At present the DirectX target only supports the dxil architecture, which generates code for the DirectX Intermediate Language.

In addition to target architecture, the DirectX backend also needs to know the target runtime version and pipeline stage. These are expressed using the OS and Environment triple component.

Presently the DirectX backend requires targeting the shadermodel OS, and supports versions 6.0+ (at time of writing the latest announced version is 6.7).

DirectX Environments

Environment

Description

pixel

Pixel shader

vertex

Vertex shader

geometry

Geometry shader

hull

Hull shader (tesselation)

domain

Domain shader (tesselation)

compute

Compute kernel

library

Linkable dxil library

raygeneration

Ray generation (ray tracing)

intersection

Ray intersection (ray tracing)

anyhit

Ray any collision (ray tracing)

closesthit

Ray closest collision (ray tracing)

miss

Ray miss (ray tracing)

callable

Callable shader (ray tracing)

mesh

Mesh shader

amplification

Amplification shader

Output Binaries

The DirectX runtime APIs read a file format based on the DirectX Specification.. In different codebases the file format is referred to by different names (specifically DXBC and DXILContainer). Since the format is used to store both DXBC and DXIL outputs, and the ultimate goal is to support both as code generation targets in LLVM, the LLVM codebase uses a more neutral name, DXContainer.

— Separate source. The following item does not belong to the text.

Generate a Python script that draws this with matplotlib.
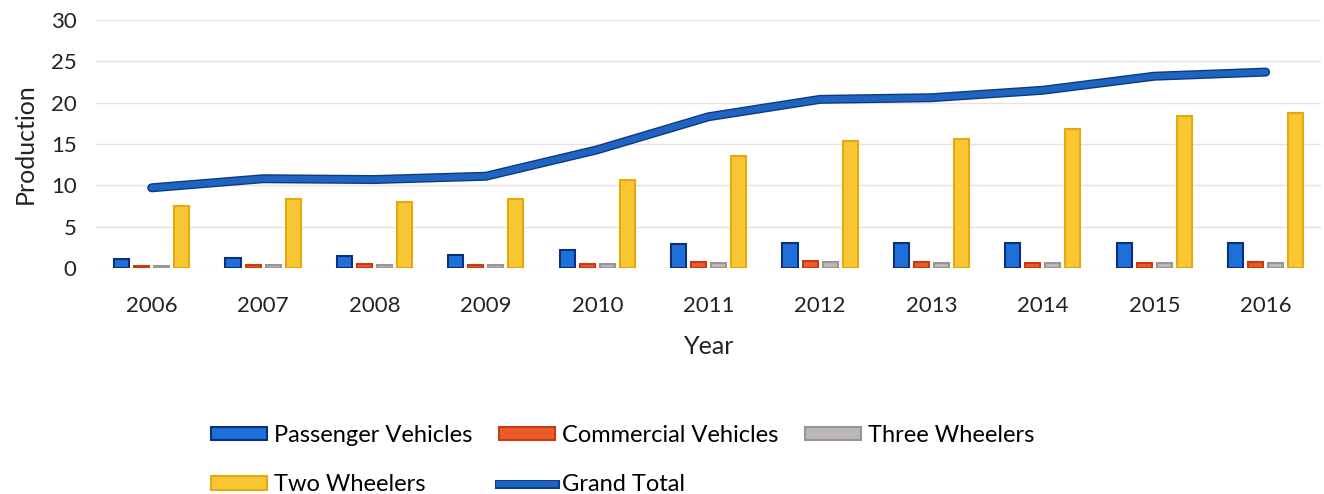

The DXContainer format is sparsely documented in the functional specification, but a reference implementation exists in the DirectXShaderCompiler..

Support for generating DXContainer files in LLVM, is being added to the LLVM MC layer for object streamers and writers, and to the Object and ObjectYAML libraries for testing and object file tooling.

For dxil targeting, bitcode emission into DXContainer files follows a similar model to the -fembed-bitcode flag supported by clang for other targets.